Researchers have found a security hole in the company's 8i database program that could let an outside attacker take over the software.

Researchers have found a security hole in Oracle's 8i database program that could let an outside attacker take over the software and--in the case of a Windows computer--the entire system.

Researchers at Covert Labs, part of Network Associates' PGP Security group, discovered the vulnerability and ranked its risk as "high." Oracle has acknowledged the problem, fixed it in the newest 9i version of its software and issued a patch for the earlier releases.

"This is a pretty significant vulnerability for Oracle users," said Jim Magdych, security research manager for PGP Security.

The problem occurs in a part of Oracle's database software called the "listener," which handles communications between people using the database and the database itself, Magdych said. The attack works by sending more information than the software expects, a process called a "buffer overrun."

In a buffer overrun attack, the extra characters are written into the computer's memory. A clever attacker can place commands in just the right patch of memory to make the computer's chip run a program that can be used to give access to the attacker, Magdych said.

What the attacker does next varies according to what type of system has been compromised. In the case of the Oracle security hole, the attacker would have access privileges to the database itself, granting him permission to view or change any information in the database.
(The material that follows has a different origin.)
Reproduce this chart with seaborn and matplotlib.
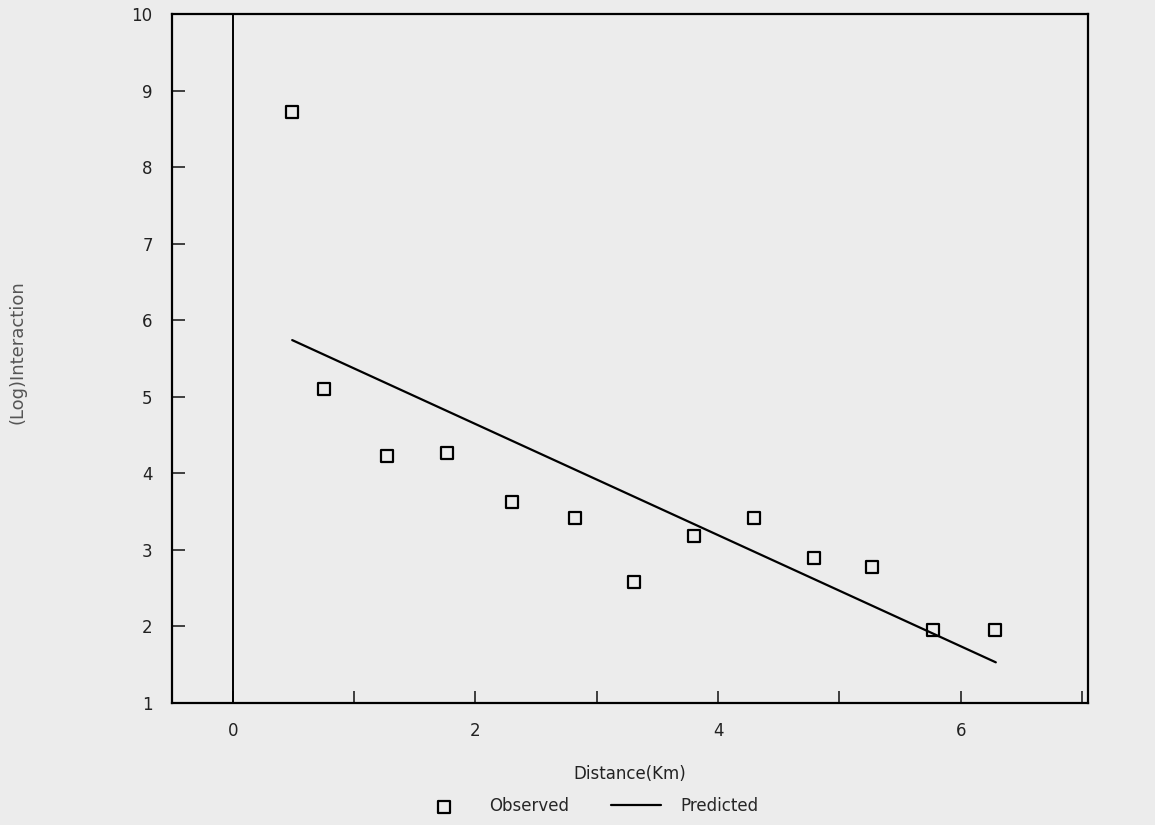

Oracle runs with very broad powers on a Windows system, so an attacker there would have complete control over the system, Magdych said. Oracle has narrower powers running under the Unix operating system, but the Oracle permission would be a useful foot in the door for further attacks that could lead to complete control, he said.

Covert Labs has a staff of about six scouring software commonly used on the Internet, Magdych said. Earlier this year, the team discovered several serious problems with Berkeley Internet Name Domain (BIND), widely-used software that links a computer's numerical Internet address with its URL.